New High Dimensional Phenomena and Related Questions

The project covers a number of topics in mathematics with focus on the study of new high dimensional phenomena, in probabilistic, geometric, and information-theoretic aspects. The core part of this investigation deals with the concentration of measure phenomena for probability distributions on multidimensional Euclidean spaces, including their relationship with the asymptotic behavior of smooth functionals of a growing number of dependent random variables. Being the subject of many exciting developments over the last three decades, the concentration tools help explore most essential properties of general complex systems where the randomness of a large number of small parts results in a stable limit behavior. This research area is deeply connected to many challenging mathematical problems and has numerous applications in other fields such as statistics, information theory, computer science, machine learning.

As a general far-reaching goal, the project aims to explore the role of the growing dimension as a unifying source in high-dimensional models and its influence on the entire time evolution of random processes. The project will have a broader impact by creating new promising connections between different mathematical fields, and providing them with powerful interdisciplinary tools. The project will also have an important impact on education in mathematical sciences.

More specifically, the project deals with advanced concentration techniques that will be developed in the framework of spaces with many symmetries such as Grassmanian manifolds. With new tools, one of the targets of this investigation is the circle of problems about the concentration of distributions of weighted sums and quadratic forms of dependent random variables under correlation-type conditions. The PI intends to explore refined concentration properties of high dimensional projections of convex measures, including new integral geometric characteristics that are responsible for spectral gap and isoperimetric constants.
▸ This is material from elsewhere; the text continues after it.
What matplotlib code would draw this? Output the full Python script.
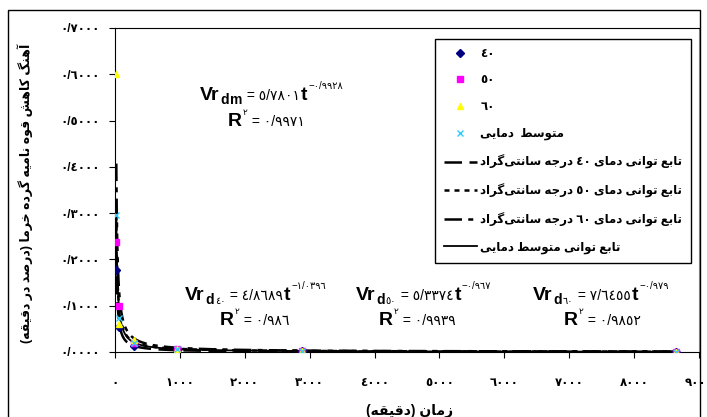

Part of the project is devoted to the central limit theorem in terms of the Renyi divergence and relative Fisher information, and to the Edgeworth-type expansions in the area of Poisson approximation. The project also deals with transport inequalities and their applications to matching problems. The themes of this project concern either long-standing open problems or challenging questions related to recent developments.

This award reflects NSF's statutory mission and has been deemed worthy of support through evaluation using the Foundation's intellectual merit and broader impacts review criteria.